● Set task
Copy all the data exactly, except the pictures.

● Information shown

/---

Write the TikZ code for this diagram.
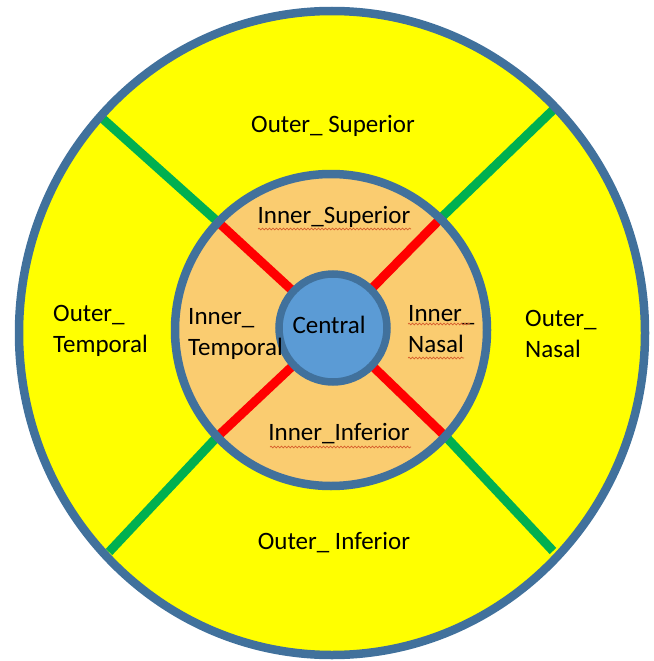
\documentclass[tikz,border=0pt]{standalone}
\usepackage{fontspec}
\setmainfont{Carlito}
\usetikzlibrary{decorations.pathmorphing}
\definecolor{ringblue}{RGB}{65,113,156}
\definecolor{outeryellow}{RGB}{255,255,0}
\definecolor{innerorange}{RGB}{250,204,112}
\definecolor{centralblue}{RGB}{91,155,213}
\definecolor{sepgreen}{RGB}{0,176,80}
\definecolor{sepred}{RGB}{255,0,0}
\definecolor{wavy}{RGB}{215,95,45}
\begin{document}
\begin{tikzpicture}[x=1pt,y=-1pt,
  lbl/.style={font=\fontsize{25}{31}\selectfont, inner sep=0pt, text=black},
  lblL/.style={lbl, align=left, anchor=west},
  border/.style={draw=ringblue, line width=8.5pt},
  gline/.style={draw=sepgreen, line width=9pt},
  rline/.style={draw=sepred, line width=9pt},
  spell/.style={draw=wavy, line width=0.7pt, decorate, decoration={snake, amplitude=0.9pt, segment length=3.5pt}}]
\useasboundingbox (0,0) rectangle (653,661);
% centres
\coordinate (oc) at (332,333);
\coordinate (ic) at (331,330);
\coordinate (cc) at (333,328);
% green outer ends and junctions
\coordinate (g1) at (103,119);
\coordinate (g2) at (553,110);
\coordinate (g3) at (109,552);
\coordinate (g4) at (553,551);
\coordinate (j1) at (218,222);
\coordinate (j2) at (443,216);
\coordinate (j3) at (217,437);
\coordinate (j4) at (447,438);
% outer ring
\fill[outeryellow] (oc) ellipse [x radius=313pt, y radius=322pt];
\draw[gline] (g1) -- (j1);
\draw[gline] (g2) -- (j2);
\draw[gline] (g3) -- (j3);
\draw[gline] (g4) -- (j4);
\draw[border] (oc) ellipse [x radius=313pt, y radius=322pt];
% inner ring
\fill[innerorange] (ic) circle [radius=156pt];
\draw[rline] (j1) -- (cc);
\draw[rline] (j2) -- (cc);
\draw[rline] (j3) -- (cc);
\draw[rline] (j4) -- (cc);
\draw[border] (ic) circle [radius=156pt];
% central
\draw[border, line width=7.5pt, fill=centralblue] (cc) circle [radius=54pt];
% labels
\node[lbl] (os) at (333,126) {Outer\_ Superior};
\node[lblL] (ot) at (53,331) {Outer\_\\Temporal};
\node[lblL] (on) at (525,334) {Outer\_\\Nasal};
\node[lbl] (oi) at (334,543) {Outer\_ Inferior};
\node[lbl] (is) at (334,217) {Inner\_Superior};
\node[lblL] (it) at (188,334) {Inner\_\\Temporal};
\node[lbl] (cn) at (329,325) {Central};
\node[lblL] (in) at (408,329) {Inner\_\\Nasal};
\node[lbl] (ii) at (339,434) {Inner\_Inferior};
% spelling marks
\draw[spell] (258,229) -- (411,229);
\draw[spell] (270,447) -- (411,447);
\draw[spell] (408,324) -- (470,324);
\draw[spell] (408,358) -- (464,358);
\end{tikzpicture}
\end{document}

\---

● Solution below
Write the TikZ code for this diagram.
\documentclass[tikz,border=0pt]{standalone}
\usepackage{fontspec}
\setmainfont{Carlito}
\usetikzlibrary{decorations.pathmorphing}
\definecolor{ringblue}{RGB}{65,113,156}
\definecolor{outeryellow}{RGB}{255,255,0}
\definecolor{innerorange}{RGB}{250,204,112}
\definecolor{centralblue}{RGB}{91,155,213}
\definecolor{sepgreen}{RGB}{0,176,80}
\definecolor{sepred}{RGB}{255,0,0}
\definecolor{wavy}{RGB}{215,95,45}
\begin{document}
\begin{tikzpicture}[x=1pt,y=-1pt,
  lbl/.style={font=\fontsize{25}{31}\selectfont, inner sep=0pt, text=black},
  lblL/.style={lbl, align=left, anchor=west},
  border/.style={draw=ringblue, line width=8.5pt},
  gline/.style={draw=sepgreen, line width=9pt},
  rline/.style={draw=sepred, line width=9pt},
  spell/.style={draw=wavy, line width=0.7pt, decorate, decoration={snake, amplitude=0.9pt, segment length=3.5pt}}]
\useasboundingbox (0,0) rectangle (653,661);
% centres
\coordinate (oc) at (332,333);
\coordinate (ic) at (331,330);
\coordinate (cc) at (333,328);
% green outer ends and junctions
\coordinate (g1) at (103,119);
\coordinate (g2) at (553,110);
\coordinate (g3) at (109,552);
\coordinate (g4) at (553,551);
\coordinate (j1) at (218,222);
\coordinate (j2) at (443,216);
\coordinate (j3) at (217,437);
\coordinate (j4) at (447,438);
% outer ring
\fill[outeryellow] (oc) ellipse [x radius=313pt, y radius=322pt];
\draw[gline] (g1) -- (j1);
\draw[gline] (g2) -- (j2);
\draw[gline] (g3) -- (j3);
\draw[gline] (g4) -- (j4);
\draw[border] (oc) ellipse [x radius=313pt, y radius=322pt];
% inner ring
\fill[innerorange] (ic) circle [radius=156pt];
\draw[rline] (j1) -- (cc);
\draw[rline] (j2) -- (cc);
\draw[rline] (j3) -- (cc);
\draw[rline] (j4) -- (cc);
\draw[border] (ic) circle [radius=156pt];
% central
\draw[border, line width=7.5pt, fill=centralblue] (cc) circle [radius=54pt];
% labels
\node[lbl] (os) at (333,126) {Outer\_ Superior};
\node[lblL] (ot) at (53,331) {Outer\_\\Temporal};
\node[lblL] (on) at (525,334) {Outer\_\\Nasal};
\node[lbl] (oi) at (334,543) {Outer\_ Inferior};
\node[lbl] (is) at (334,217) {Inner\_Superior};
\node[lblL] (it) at (188,334) {Inner\_\\Temporal};
\node[lbl] (cn) at (329,325) {Central};
\node[lblL] (in) at (408,329) {Inner\_\\Nasal};
\node[lbl] (ii) at (339,434) {Inner\_Inferior};
% spelling marks
\draw[spell] (258,229) -- (411,229);
\draw[spell] (270,447) -- (411,447);
\draw[spell] (408,324) -- (470,324);
\draw[spell] (408,358) -- (464,358);
\end{tikzpicture}
\end{document}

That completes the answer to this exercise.